【専業主婦(主夫)のための年金】加給年金とは?もらえる条件と年金額について解説
老後の生活のために必要な年金。年金には主に二種類あり老齢基礎年金と老齢厚生年金があります。特に会社員の場合は厚生年金保険に加入することになるため、1階部分が老齢基礎年金、 2階部分が老齢厚生年金となり、受給資格を得ることができれば、この両方から年金をもらうことができます。ただし、この2階部分の老齢厚生年金については、一定の条件を満たすと、さらに「加給年金」が上乗せとなり、通常の年金よりも多くもらえることができます。老後資金を考える時は、もらえる年金を正しく知ることが大切です。今回はこの加給年金について、 わかりやすく解説していきたいと思います。
加給年金とは?
加給年金とは老齢厚生年金の上乗せ部分となるため、厚生年金保険に加入する会社員向けの年金になります。会社員の場合だと給料に扶養手当や家族手当があるのと同様に、年金制度における扶養手当にあたるのがこの加給年金となります。つまり老齢厚生年金の受給権を取得した際に、一定の家族を扶養していることが必要であり、また一定の期間は厚生年金保険への加入していることも必要となります。では具体的に加給年金がもらえるための条件について確認していきましょう。
加給年金がもらえる条件は?
加給年金がもらえる条件は大きく3つの条件が必要になります。一つ目は厚生年金保険の加入期間、二つ目は対象となる家族が誰か?、三つ目は収入要件・生計維持要件となります。
厚生年金保険への加入期間は20年以上
受給資格を得て老齢厚生年金がもらえれば、必ず加給年金がもらえるとは限りません。加給年金がもらえるためには、少なくとも厚生年金保険20年以上加入していることが必要になります。

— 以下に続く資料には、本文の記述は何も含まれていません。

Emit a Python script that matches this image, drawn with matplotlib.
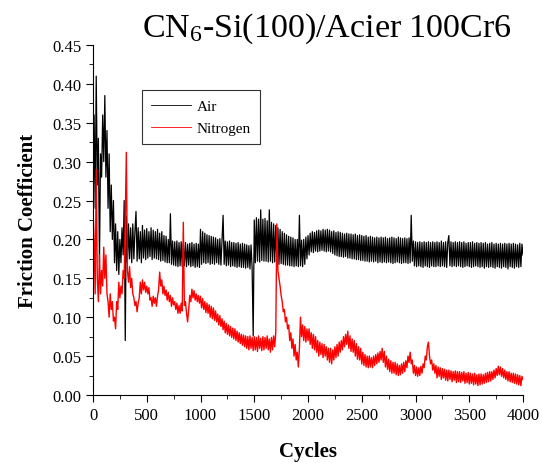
import numpy as np
import matplotlib.pyplot as plt
from matplotlib.ticker import MultipleLocator

plt.rcParams['font.family'] = ['Liberation Serif', 'DejaVu Serif']
plt.rcParams['mathtext.fontset'] = 'custom'
plt.rcParams['mathtext.rm'] = 'Liberation Serif'
plt.rcParams['mathtext.it'] = 'Liberation Serif:italic'

# friction coefficient every 10 cycles
cycles = np.arange(0, 4001, 10)

air = [
    0.22, 0.36, 0.24, 0.41, 0.27, 0.33, 0.17, 0.31, 0.28, 0.36,
    0.30, 0.385, 0.28, 0.34, 0.24, 0.31, 0.21, 0.27, 0.20, 0.25,
    0.17, 0.22, 0.16, 0.21, 0.155, 0.20, 0.17, 0.215, 0.18, 0.25,
    0.07, 0.23, 0.17, 0.22, 0.175, 0.215, 0.17, 0.22, 0.175, 0.21,
    0.236, 0.172, 0.215, 0.175, 0.21, 0.17, 0.218, 0.176, 0.212, 0.174,
    0.214, 0.176, 0.21, 0.178, 0.215, 0.174, 0.212, 0.176, 0.21, 0.175,
    0.213, 0.174, 0.208, 0.172, 0.21, 0.173, 0.205, 0.171, 0.204, 0.17,
    0.20, 0.17, 0.233, 0.168, 0.198, 0.167, 0.197, 0.166, 0.198, 0.165,
    0.196, 0.166, 0.197, 0.165, 0.195, 0.166, 0.196, 0.165, 0.194, 0.167,
    0.195, 0.165, 0.196, 0.166, 0.194, 0.164, 0.195, 0.165, 0.194, 0.164,
    0.213, 0.168, 0.21, 0.17, 0.208, 0.169, 0.206, 0.17, 0.205, 0.168,
    0.204, 0.169, 0.203, 0.168, 0.202, 0.17, 0.20, 0.168, 0.201, 0.167,
    0.199, 0.231, 0.168, 0.198, 0.166, 0.197, 0.167, 0.198, 0.165, 0.196,
    0.166, 0.196, 0.165, 0.195, 0.164, 0.196, 0.165, 0.194, 0.164, 0.195,
    0.164, 0.194, 0.163, 0.193, 0.164, 0.192, 0.162, 0.193, 0.163, 0.076,
    0.225, 0.17, 0.228, 0.172, 0.226, 0.171, 0.238, 0.173, 0.226, 0.172,
    0.227, 0.172, 0.224, 0.171, 0.238, 0.172, 0.222, 0.17, 0.22, 0.171,
    0.218, 0.17, 0.215, 0.168, 0.213, 0.169, 0.21, 0.168, 0.208, 0.167,
    0.206, 0.167, 0.204, 0.166, 0.203, 0.166, 0.202, 0.165, 0.20, 0.166,
    0.20, 0.165, 0.231, 0.166, 0.199, 0.165, 0.20, 0.168, 0.203, 0.175,
    0.205, 0.18, 0.208, 0.184, 0.21, 0.183, 0.209, 0.185, 0.211, 0.184,
    0.212, 0.185, 0.211, 0.186, 0.213, 0.185, 0.212, 0.184, 0.213, 0.185,
    0.212, 0.184, 0.21, 0.182, 0.211, 0.18, 0.209, 0.179, 0.21, 0.178,
    0.209, 0.178, 0.208, 0.177, 0.207, 0.178, 0.208, 0.176, 0.207, 0.176,
    0.207, 0.175, 0.206, 0.175, 0.207, 0.174, 0.205, 0.174, 0.206, 0.173,
    0.205, 0.173, 0.204, 0.172, 0.205, 0.172, 0.203, 0.171, 0.204, 0.172,
    0.203, 0.171, 0.202, 0.172, 0.203, 0.17, 0.202, 0.171, 0.203, 0.17,
    0.202, 0.171, 0.203, 0.17, 0.201, 0.171, 0.202, 0.17, 0.203, 0.169,
    0.202, 0.17, 0.201, 0.171, 0.203, 0.17, 0.202, 0.169, 0.201, 0.17,
    0.202, 0.17, 0.201, 0.169, 0.202, 0.17, 0.231, 0.172, 0.198, 0.166,
    0.197, 0.165, 0.196, 0.166, 0.197, 0.165, 0.196, 0.164, 0.197, 0.166,
    0.196, 0.165, 0.197, 0.164, 0.196, 0.166, 0.197, 0.165, 0.196, 0.165,
    0.197, 0.166, 0.196, 0.165, 0.198, 0.166, 0.196, 0.165, 0.197, 0.164,
    0.196, 0.205, 0.166, 0.197, 0.165, 0.196, 0.166, 0.197, 0.165, 0.196,
    0.166, 0.197, 0.165, 0.196, 0.164, 0.197, 0.165, 0.195, 0.166, 0.196,
    0.165, 0.196, 0.164, 0.197, 0.165, 0.195, 0.166, 0.196, 0.165, 0.195,
    0.164, 0.196, 0.165, 0.195, 0.163, 0.196, 0.165, 0.194, 0.164, 0.195,
    0.165, 0.196, 0.164, 0.194, 0.163, 0.195, 0.165, 0.194, 0.164, 0.195,
    0.163, 0.194, 0.165, 0.195, 0.164, 0.194, 0.162, 0.195, 0.165, 0.194,
    0.164, 0.195, 0.163, 0.194, 0.165, 0.193, 0.164, 0.195, 0.165, 0.194,
    0.18,
]

nitrogen = [
    0.24, 0.20, 0.13, 0.29, 0.15, 0.12, 0.18, 0.13, 0.16, 0.14,
    0.19, 0.15, 0.18, 0.13, 0.12, 0.10, 0.13, 0.11, 0.12, 0.095,
    0.10, 0.085, 0.12, 0.11, 0.145, 0.125, 0.14, 0.13, 0.16, 0.15,
    0.226, 0.312, 0.16, 0.145, 0.165, 0.138, 0.15, 0.13, 0.125, 0.115,
    0.12, 0.107, 0.118, 0.125, 0.145, 0.13, 0.148, 0.135, 0.145, 0.132,
    0.14, 0.13, 0.138, 0.122, 0.125, 0.114, 0.127, 0.118, 0.125, 0.114,
    0.127, 0.135, 0.158, 0.14, 0.148, 0.13, 0.14, 0.128, 0.135, 0.122,
    0.132, 0.12, 0.128, 0.114, 0.125, 0.116, 0.12, 0.11, 0.118, 0.105,
    0.115, 0.105, 0.118, 0.108, 0.222, 0.115, 0.12, 0.105, 0.094, 0.11,
    0.128, 0.12, 0.136, 0.125, 0.134, 0.122, 0.13, 0.12, 0.128, 0.118,
    0.127, 0.112, 0.124, 0.11, 0.12, 0.106, 0.118, 0.105, 0.116, 0.10,
    0.114, 0.098, 0.112, 0.096, 0.108, 0.094, 0.104, 0.09, 0.102, 0.088,
    0.098, 0.084, 0.095, 0.08, 0.092, 0.078, 0.09, 0.076, 0.088, 0.074,
    0.086, 0.072, 0.085, 0.07, 0.082, 0.068, 0.08, 0.066, 0.078, 0.064,
    0.077, 0.062, 0.076, 0.06, 0.075, 0.058, 0.076, 0.06, 0.074, 0.057,
    0.075, 0.058, 0.074, 0.056, 0.076, 0.06, 0.073, 0.057, 0.075, 0.058,
    0.074, 0.06, 0.076, 0.058, 0.072, 0.055, 0.074, 0.058, 0.076, 0.062,
    0.08, 0.22, 0.16, 0.15, 0.14, 0.128, 0.12, 0.107, 0.11, 0.094,
    0.10, 0.085, 0.09, 0.07, 0.08, 0.06, 0.072, 0.05, 0.065, 0.045,
    0.055, 0.036, 0.06, 0.10, 0.075, 0.09, 0.07, 0.088, 0.068, 0.085,
    0.07, 0.085, 0.065, 0.08, 0.06, 0.078, 0.058, 0.075, 0.055, 0.07,
    0.05, 0.068, 0.052, 0.066, 0.048, 0.065, 0.05, 0.062, 0.045, 0.06,
    0.042, 0.06, 0.04, 0.058, 0.045, 0.062, 0.048, 0.065, 0.05, 0.068,
    0.055, 0.07, 0.058, 0.075, 0.062, 0.078, 0.065, 0.082, 0.06, 0.076,
    0.056, 0.072, 0.055, 0.07, 0.05, 0.066, 0.046, 0.062, 0.045, 0.06,
    0.04, 0.055, 0.038, 0.052, 0.036, 0.05, 0.035, 0.05, 0.036, 0.048,
    0.035, 0.05, 0.038, 0.052, 0.04, 0.054, 0.042, 0.056, 0.045, 0.06,
    0.042, 0.056, 0.036, 0.05, 0.033, 0.046, 0.03, 0.044, 0.028, 0.042,
    0.028, 0.042, 0.026, 0.04, 0.025, 0.038, 0.026, 0.04, 0.028, 0.042,
    0.03, 0.044, 0.035, 0.05, 0.042, 0.055, 0.04, 0.045, 0.028, 0.038,
    0.025, 0.036, 0.024, 0.035, 0.025, 0.037, 0.028, 0.04, 0.035, 0.05,
    0.045, 0.062, 0.068, 0.05, 0.04, 0.045, 0.032, 0.04, 0.028, 0.038,
    0.022, 0.036, 0.024, 0.035, 0.02, 0.034, 0.022, 0.033, 0.019, 0.032,
    0.018, 0.032, 0.02, 0.031, 0.017, 0.03, 0.019, 0.031, 0.016, 0.03,
    0.017, 0.03, 0.016, 0.029, 0.018, 0.03, 0.015, 0.028, 0.016, 0.029,
    0.014, 0.028, 0.015, 0.027, 0.013, 0.028, 0.014, 0.026, 0.012, 0.027,
    0.013, 0.027, 0.014, 0.026, 0.015, 0.028, 0.016, 0.029, 0.017, 0.03,
    0.018, 0.03, 0.02, 0.032, 0.022, 0.034, 0.025, 0.037, 0.026, 0.036,
    0.024, 0.034, 0.022, 0.032, 0.02, 0.03, 0.018, 0.03, 0.017, 0.028,
    0.016, 0.028, 0.015, 0.027, 0.014, 0.026, 0.013, 0.025, 0.012, 0.024,
    0.02,
]

fig = plt.figure(figsize=(5.42, 4.64), dpi=100)
ax = fig.add_axes([0.1716, 0.1466, 0.7934, 0.7543])

ax.plot(cycles, air, color='black', lw=0.9, label='Air')
ax.plot(cycles, nitrogen, color='red', lw=1.0, label='Nitrogen')

ax.set_xlim(0, 4000)
ax.set_ylim(0, 0.45)
ax.xaxis.set_major_locator(MultipleLocator(500))
ax.xaxis.set_minor_locator(MultipleLocator(250))
ax.yaxis.set_major_locator(MultipleLocator(0.05))
ax.yaxis.set_minor_locator(MultipleLocator(0.025))
ax.yaxis.set_major_formatter(plt.FormatStrFormatter('%.2f'))
ax.spines['top'].set_visible(False)
ax.spines['right'].set_visible(False)
ax.tick_params(which='major', direction='out', length=5, labelsize=12)
ax.tick_params(which='minor', direction='out', length=3)

ax.set_xlabel('Cycles', fontsize=15, fontweight='bold', labelpad=13)
ax.set_ylabel('Friction Coefficient', fontsize=15, fontweight='bold', labelpad=10)

leg = ax.legend(loc='upper left', bbox_to_anchor=(0.114, 0.871), fontsize=11,
                frameon=True, fancybox=False, handlelength=2.6,
                handletextpad=0.4, borderpad=0.6, labelspacing=0.55,
                borderaxespad=0, edgecolor='black')
leg.get_frame().set_linewidth(0.8)
for h in leg.get_lines():
    h.set_linewidth(0.6)

fig.text(0.945, 0.975, 'CN$_6$-Si(100)/Acier 100Cr6', ha='right', va='top',
         fontsize=24.5)

fig.savefig('out.png', dpi=100)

※中高齢加入の特例が適用される場合は15年から19年の加入期間が必要となります。
対象となる家族は「配偶者」と「子」
対象となる家族は「配偶者」と「子」になります。つまり老齢厚生年金の受給権を取得した際に、配偶者又は子がいることが必要になります。なお、すべての配偶者と子供が対象となるわけではなく、年齢要件が定められています。
※大正15年4月1日以前生まれの配偶者の方については、年齢要件の定めはありません。
※配偶者自身が厚生年金保険に20年以上加入している場合や、障害に関する年金をもらっている場合は対象外となります。
対象となる家族については、少しイメージしてみるとわかるかもしれませんが、老齢厚生年金は65歳に年金の受給権を得るのが一般的なので、その際65歳未満の配偶者ということであれば、必ず自分よりも年下の配偶者がいることが必須条件となります。逆に言えば年上の配偶者の場合は加給年金が支給されることはありません。また子供については高校生以下が対象となりますが、老齢厚生年金の受給権を得る65歳で18歳未満の子供がいる場合というのは、47歳以降に子供が生まれた場合というふうに考えるとわかりやすいでしょう。
収入要件と生計維持要件
なお、対象となる家族がいれば必ず加給年金がもらえるわけではなく、対象となる家族については一定の収入要件と生計維持要件が必要となります。注意点としては、あくまでも老齢厚生年金の受給権を取得した時点(または加入期間が20年に達した時点)での生計維持要件が判断されるため、例えば老齢厚生年金の受給権を取得した後に再婚して配偶者ができた場合などは、加給年金は支給されません。つまり加給年金をもらうために再婚するという逆選択はできないこととなります。
実際にもらえる加給年金額は?
加給年金額は配偶者または子供の数によって、もらえる年金額が変わってきます。配偶者と二人目までの子供については224,700円、三人目以降の子供については74,900円となります。実際にはこの金額に改定率を乗じることとなりまますが、改定率は概ね1に近いので、あまり気にする必要はないでしょう。
なお、配偶者については特別加算額というものがあり、老齢厚生年金の受給権者の生年月日によって、さらに年金額が加算されるケースがあります。なお特別加算額については配偶者の年齢ではなく、老齢厚生年金の受給権者本人の生年月日が基準となるので、間違えないよう注意しておきましょう。
最後に
もともと昔の加給年金は専業主婦を想定していたため、配偶者の年齢要件はなく、配偶者が65歳以降も支給されていました。しかし昭和61年4月の年金改正に伴って、国民皆年金となり全員が年金制度へ加入することとなったため、65歳以降は配偶者自身の老齢基礎年金が支給されることとなり、加給年金については65歳までとする年齢要件が設けられることとなりました。
また、今では夫婦共働き世帯がスタンダードとなったことから、夫婦ともに正社員として働いて厚生年金保険に加入するケースも少なくありません。実際に加給年金の受給者の人数は減ってきているとも言われていますが、今後の老後資金を考える際に「加給年金はもらえるのか?もらえないのか?」は見極める必要がありそうです。